Wednesday, April 12, 2006

You Can’t Make It Up

Further to yesterday’s entry, I’ve just finished James Meek’s The People’s Act of Love, a dense and chewy novel that thoroughly deserves all the plaudits it has garnered. An interview with the author which first appeared in the online magazine Three Monkeys is appended to the end of the paperback, and contains this observation:

I don’t believe in the idea of completely fictional worlds. You can never separate made-up milieux from the words you use to describe them, words which will, unavoidably, resonate in the readers’ heads with the not-made up milieux they have experienced. I read a lot of science-fiction in my early teens and I recognised all the worlds there, every one.
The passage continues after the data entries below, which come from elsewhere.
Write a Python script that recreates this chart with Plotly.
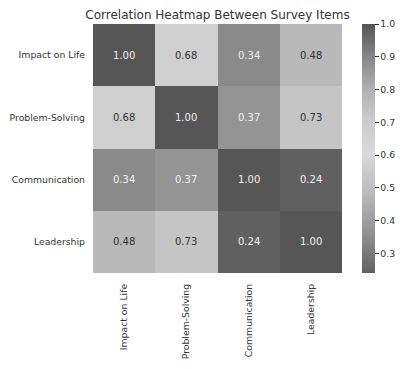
import plotly.graph_objects as go

items = ["Impact on Life", "Problem-Solving", "Communication", "Leadership"]
corr = [
    [1.00, 0.68, 0.34, 0.48],
    [0.68, 1.00, 0.37, 0.73],
    [0.34, 0.37, 1.00, 0.24],
    [0.48, 0.73, 0.24, 1.00],
]
cbar_ticks = [0.3, 0.4, 0.5, 0.6, 0.7, 0.8, 0.9, 1.0]

zmin, zmax = 0.24, 1.0
colorscale = [
    [0.0, "#606060"],
    [0.13, "#8a8a8a"],
    [0.32, "#bababa"],
    [0.48, "#d9d9d9"],
    [0.62, "#cbcbcb"],
    [0.74, "#b0b0b0"],
    [0.87, "#858585"],
    [1.0, "#565656"],
]

# page body has an 8px default margin; figure is sized to fit the window
W, H = 400, 361
L, T, PW, PH = 85, 16, 249, 249
TICK_FS = 9.3

fig = go.Figure(
    go.Heatmap(
        z=corr,
        x=items,
        y=items,
        zmin=zmin,
        zmax=zmax,
        colorscale=colorscale,
        xgap=0,
        ygap=0,
        colorbar=dict(
            x=1.08,
            xanchor="left",
            y=0.5,
            len=1.0,
            thickness=13,
            outlinewidth=0,
            xpad=0,
            ypad=0,
            tickvals=cbar_ticks,
            tickformat=".1f",
            ticks="outside",
            ticklen=4,
            tickcolor="#333333",
            tickfont=dict(family="DejaVu Sans", size=TICK_FS, color="#333333"),
        ),
        hoverinfo="skip",
    )
)

annotations = []
for i, row_name in enumerate(items):
    for j, col_name in enumerate(items):
        v = corr[i][j]
        norm = (v - zmin) / (zmax - zmin)
        dark = norm < 0.22 or norm > 0.8
        annotations.append(
            dict(
                x=col_name,
                y=row_name,
                xref="x",
                yref="y",
                text=f"{v:.2f}",
                showarrow=False,
                font=dict(family="DejaVu Sans", size=10,
                          color="#f0f0f0" if dark else "#333333"),
            )
        )

fig.update_layout(
    width=W,
    height=H,
    margin=dict(l=L, r=W - L - PW, t=T, b=H - T - PH, autoexpand=False),
    paper_bgcolor="white",
    plot_bgcolor="white",
    title=dict(
        text="Correlation Heatmap Between Survey Items",
        x=(L + PW / 2) / W,
        xanchor="center",
        y=1 - 7 / H,
        yanchor="middle",
        font=dict(family="DejaVu Sans", size=12, color="#333333"),
    ),
    xaxis=dict(
        tickangle=-90,
        ticks="",
        showgrid=False,
        zeroline=False,
        automargin=False,
        ticklabelstandoff=8,
        tickfont=dict(family="DejaVu Sans", size=TICK_FS, color="#333333"),
    ),
    yaxis=dict(
        autorange="reversed",
        ticks="",
        showgrid=False,
        zeroline=False,
        automargin=False,
        ticklabelstandoff=7,
        tickfont=dict(family="DejaVu Sans", size=TICK_FS, color="#333333"),
    ),
    annotations=annotations,
)

fig.write_html("out.html")
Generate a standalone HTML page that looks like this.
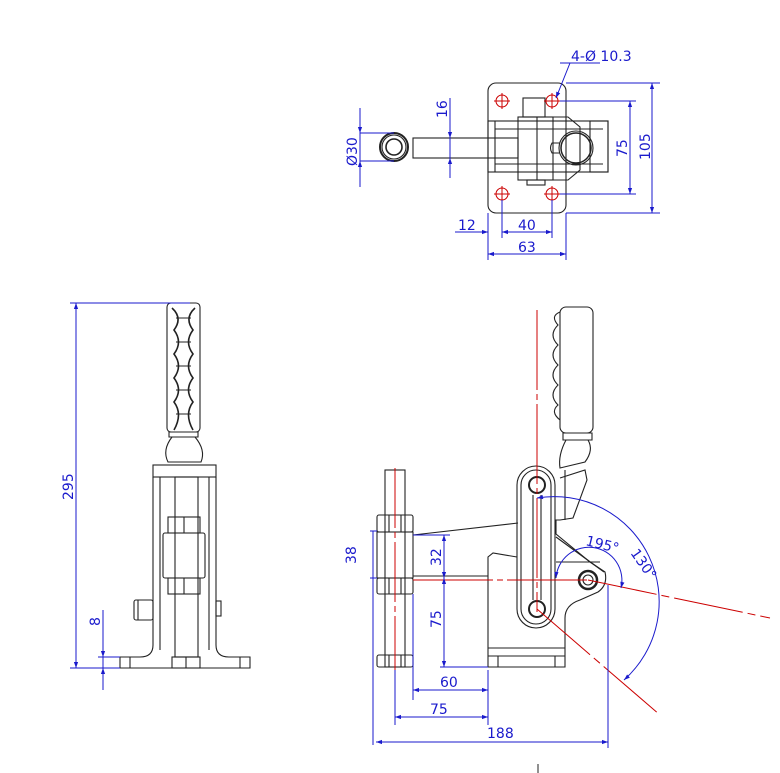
<!DOCTYPE html>
<html><head><style>body{margin:0;background:#fff}svg{display:block}text{font-family:"DejaVu Sans","Liberation Sans",sans-serif;fill:#1a1acc;font-size:14px}</style></head>
<body>
<svg width="780" height="773" viewBox="0 0 780 773" xmlns="http://www.w3.org/2000/svg">
<defs>
<marker id="a" viewBox="0 0 10 10" refX="10" refY="5" markerWidth="9" markerHeight="6" orient="auto-start-reverse" markerUnits="userSpaceOnUse"><path d="M0,1.5L10,5L0,8.5z" fill="#1a1acc"/></marker>
</defs>
<g fill="none" stroke="#222" stroke-width="1.1">
<!-- TOP VIEW -->
<rect x="488" y="83" width="78" height="130" rx="8"/>
<rect x="488" y="121" width="120" height="51"/>
<line x1="495" y1="129" x2="603" y2="129"/><line x1="495" y1="164" x2="603" y2="164"/>
<line x1="495" y1="121" x2="495" y2="172"/>
<rect x="413" y="138" width="105" height="20"/>
<circle cx="394" cy="147" r="14" stroke-width="2"/><circle cx="394" cy="147" r="12"/><circle cx="394" cy="147" r="8" stroke-width="1.6"/>
<rect x="523" y="98" width="22" height="19"/>
<rect x="518" y="117" width="35" height="63"/>
<line x1="537" y1="117" x2="537" y2="180"/>
<path d="M553,117 L568,117 L580,127 L580,170 L568,180 L553,180"/>
<rect x="527" y="180" width="18" height="5"/>
<circle cx="576" cy="148" r="15" stroke-width="1.5"/><circle cx="576" cy="148" r="17"/>
<path d="M560,143 L552,143 Q549,148 552,153 L560,153"/>
<rect x="590" y="121" width="18" height="51"/>
</g>
<g stroke="#c00" stroke-width="1" fill="none">
<circle cx="502" cy="101" r="6"/><circle cx="552" cy="101" r="6"/><circle cx="502" cy="194" r="6"/><circle cx="552" cy="194" r="6"/>
<path d="M494,101h16M502,93v16M544,101h16M552,93v16M494,194h16M502,186v16M544,194h16M552,186v16"/>
</g>
<g stroke="#1a1acc" stroke-width="1" fill="none">
<path d="M560,63 L600,63 M570,63 L556,98" marker-end="url(#a)"/>
<line x1="566" y1="83" x2="660" y2="83"/><line x1="566" y1="213" x2="660" y2="213"/>
<line x1="652" y1="83" x2="652" y2="213" marker-start="url(#a)" marker-end="url(#a)"/>
<line x1="560" y1="101" x2="636" y2="101"/><line x1="560" y1="194" x2="636" y2="194"/>
<line x1="630" y1="101" x2="630" y2="194" marker-start="url(#a)" marker-end="url(#a)"/>
<line x1="450" y1="98" x2="450" y2="178"/>
<line x1="450" y1="108" x2="450" y2="138" marker-end="url(#a)"/><line x1="450" y1="175" x2="450" y2="158" marker-end="url(#a)"/>
<line x1="360" y1="133" x2="394" y2="133"/><line x1="360" y1="161" x2="394" y2="161"/>
<line x1="360" y1="108" x2="360" y2="187"/>
<line x1="360" y1="110" x2="360" y2="133" marker-end="url(#a)"/><line x1="360" y1="185" x2="360" y2="161" marker-end="url(#a)"/>
<line x1="488" y1="213" x2="488" y2="260"/><line x1="566" y1="213" x2="566" y2="260"/>
<line x1="502" y1="200" x2="502" y2="238"/><line x1="552" y1="200" x2="552" y2="238"/>
<line x1="455" y1="232" x2="488" y2="232" marker-end="url(#a)"/>
<line x1="502" y1="232" x2="552" y2="232" marker-start="url(#a)" marker-end="url(#a)"/>
<line x1="488" y1="254" x2="566" y2="254" marker-start="url(#a)" marker-end="url(#a)"/>
</g>
<text x="571" y="61">4-Ø 10.3</text>
<text x="0" y="0" transform="translate(627,157) rotate(-90)">75</text>
<text x="0" y="0" transform="translate(650,160) rotate(-90)">105</text>
<text x="0" y="0" transform="translate(447,118) rotate(-90)">16</text>
<text x="0" y="0" transform="translate(357,166) rotate(-90)">Ø30</text>
<text x="458" y="230">12</text><text x="518" y="230">40</text><text x="518" y="252">63</text>

<!-- FRONT VIEW -->
<g fill="none" stroke="#222" stroke-width="1.1">
<rect x="167" y="303" width="33" height="129" rx="4"/>
<path d="M172,308 Q183,318 174,330 Q183,342 174,354 Q183,366 174,378 Q183,390 174,402 Q183,414 174,430" stroke-width="1.6"/>
<path d="M195,308 Q184,318 193,330 Q184,342 193,354 Q184,366 193,378 Q184,390 193,402 Q184,414 193,430" stroke-width="1.6"/>
<path d="M176,318h15M176,342h15M176,366h15M176,390h15M176,414h15"/>
<path d="M169,432 L198,432 L198,437 L169,437z"/>
<path d="M172,437 Q162,450 168,462 L201,462 Q206,450 195,437"/>
<rect x="153" y="465" width="63" height="12"/>
<path d="M153,477 V645 Q153,657 140,657 H120 V668 H250 V657 H229 Q216,657 216,645 V477"/>
<line x1="160" y1="477" x2="160" y2="650"/><line x1="209" y1="477" x2="209" y2="650"/>
<rect x="175" y="477" width="23" height="180"/>
<rect x="168" y="517" width="32" height="16"/><line x1="184" y1="517" x2="184" y2="533"/>
<rect x="163" y="533" width="42" height="45" rx="2"/>
<rect x="168" y="578" width="32" height="16"/><line x1="184" y1="578" x2="184" y2="594"/>
<rect x="172" y="657" width="28" height="11"/><line x1="186" y1="657" x2="186" y2="668"/>
<rect x="134" y="600" width="19" height="20" rx="2"/><line x1="138" y1="600" x2="138" y2="620"/>
<rect x="216" y="601" width="5" height="15"/>
<line x1="130" y1="657" x2="130" y2="668"/><line x1="240" y1="657" x2="240" y2="668"/>
</g>
<g stroke="#1a1acc" stroke-width="1" fill="none">
<line x1="70" y1="303" x2="190" y2="303"/><line x1="70" y1="668" x2="120" y2="668"/>
<line x1="76" y1="303" x2="76" y2="668" marker-start="url(#a)" marker-end="url(#a)"/>
<line x1="98" y1="657" x2="120" y2="657"/>
<line x1="103" y1="610" x2="103" y2="690"/>
<line x1="103" y1="638" x2="103" y2="657" marker-end="url(#a)"/><line x1="103" y1="688" x2="103" y2="668" marker-end="url(#a)"/>
</g>
<text x="0" y="0" transform="translate(73,500) rotate(-90)">295</text>
<text x="0" y="0" transform="translate(100,626) rotate(-90)">8</text>

<!-- SIDE VIEW -->
<g fill="none" stroke="#222" stroke-width="1.1">
<rect x="385" y="470" width="20" height="197"/>
<rect x="377" y="515" width="36" height="17" rx="2"/><line x1="389" y1="515" x2="389" y2="532"/><line x1="401" y1="515" x2="401" y2="532"/>
<rect x="377" y="532" width="36" height="46"/>
<rect x="377" y="578" width="36" height="16" rx="2"/><line x1="389" y1="578" x2="389" y2="594"/><line x1="401" y1="578" x2="401" y2="594"/>
<rect x="377" y="655" width="36" height="12" rx="2"/><line x1="389" y1="655" x2="389" y2="667"/><line x1="401" y1="655" x2="401" y2="667"/>
<line x1="413" y1="535" x2="518" y2="523"/>
<line x1="413" y1="576" x2="488" y2="576"/>
<path d="M488,667 V557 L493,553 L517,557"/>
<path d="M488,667 H565 V618 Q565,605 580,600 L598,592 Q608,585 605,572 L590,562 L556,534 V520 L560,520 L573,518 L587,480 L585,470 L560,478"/>
<line x1="488" y1="648" x2="565" y2="648"/><line x1="488" y1="656" x2="565" y2="656"/>
<line x1="498" y1="656" x2="498" y2="667"/><line x1="555" y1="656" x2="555" y2="667"/>
<line x1="556" y1="562" x2="600" y2="562"/>
<line x1="556" y1="537" x2="604" y2="572"/>
<line x1="565" y1="470" x2="565" y2="520"/>
<path d="M517,485 A19,19 0 0 1 555,485 V609 A19,19 0 0 1 517,609 Z"/>
<path d="M521,485 A15,15 0 0 1 551,485 V609 A15,15 0 0 1 521,609 Z"/>
<line x1="533" y1="495" x2="533" y2="600"/><line x1="541" y1="495" x2="541" y2="600"/>
<circle cx="537" cy="485" r="8" stroke-width="2"/>
<circle cx="537" cy="609" r="8" stroke-width="2"/>
<circle cx="588" cy="580" r="9" stroke-width="2.5"/><circle cx="588" cy="580" r="5"/>
<rect x="560" y="307" width="33" height="126" rx="6"/>
<path d="M560,312 Q550,316 558,325 Q548,335 558,345 Q548,355 558,365 Q548,375 558,385 Q548,395 558,405 Q550,412 560,420"/>
<path d="M563,433 H592 V440 H563Z"/>
<path d="M566,440 Q558,455 560,468 L585,462 Q594,450 588,440"/>
</g>
<g stroke="#c00" stroke-width="1" fill="none">
<line x1="395" y1="468" x2="395" y2="677" stroke-dasharray="60,4,6,4"/>
<line x1="537" y1="310" x2="537" y2="612" stroke-dasharray="80,4,6,4"/>
<line x1="413" y1="580" x2="588" y2="580" stroke-dasharray="80,4,6,4"/>
<line x1="588" y1="580" x2="770" y2="618" stroke-dasharray="70,5,8,5"/>
<line x1="537" y1="609" x2="660" y2="715" stroke-dasharray="70,5,8,5"/>
</g>
<g stroke="#1a1acc" stroke-width="1" fill="none">
<path d="M537,498 A105,105 0 0 1 624,680" marker-start="url(#a)" marker-end="url(#a)"/>
<path d="M556,578 A33,33 0 1 1 621,588" marker-start="url(#a)" marker-end="url(#a)"/>
<line x1="370" y1="531" x2="377" y2="531"/><line x1="370" y1="578" x2="377" y2="578"/>
<line x1="373" y1="531" x2="373" y2="745"/>
<line x1="413" y1="535" x2="450" y2="535"/><line x1="440" y1="667" x2="488" y2="667"/>
<line x1="444" y1="535" x2="444" y2="578" marker-start="url(#a)" marker-end="url(#a)"/>
<line x1="444" y1="578" x2="444" y2="667" marker-start="url(#a)" marker-end="url(#a)"/>
<line x1="413" y1="594" x2="413" y2="700"/><line x1="395" y1="670" x2="395" y2="725"/>
<line x1="488" y1="670" x2="488" y2="725"/><line x1="608" y1="585" x2="608" y2="748"/>
<line x1="413" y1="690" x2="488" y2="690" marker-start="url(#a)" marker-end="url(#a)"/>
<line x1="395" y1="717" x2="488" y2="717" marker-start="url(#a)" marker-end="url(#a)"/>
<line x1="376" y1="742" x2="608" y2="742" marker-start="url(#a)" marker-end="url(#a)"/>
</g>
<text x="0" y="0" transform="translate(356,564) rotate(-90)">38</text>
<text x="0" y="0" transform="translate(441,566) rotate(-90)">32</text>
<text x="0" y="0" transform="translate(441,628) rotate(-90)">75</text>
<text x="440" y="687">60</text><text x="430" y="714">75</text><text x="487" y="738">188</text>
<text x="0" y="0" transform="translate(585,545) rotate(14)">195°</text>
<text x="0" y="0" transform="translate(630,553) rotate(55)">130°</text>
<line x1="538" y1="764" x2="538" y2="773" stroke="#222"/>
</svg>
</body></html>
This is something that every reader and writer of science fiction knows, of course, but it’s rare to see it stated by someone from outside the genre. Indeed, science fiction is often attacked by those who have not read it for being entirely made up - an accusation that’s increasingly used by lazy commentators on all works of fiction that are not obviously rooted in the direct experiences of their authors.

1 Comments:

Blogger martyn44 said...

The problem isn't with the authors but with the 'commentators' who think literature can only be about them and their friends, the sexual preoccupations of the over-educated and the under-occupied. These people would jump on Shakespeare's bones, who was not only the greatest man of letters the English language has ever seen (or ever will, in my 'umble opinion) but was a supreme fantasist as well. 'When Burnham wood comes to Dunsinane' et al.
Oh well, what can we do but write the stories that choose us to tell them.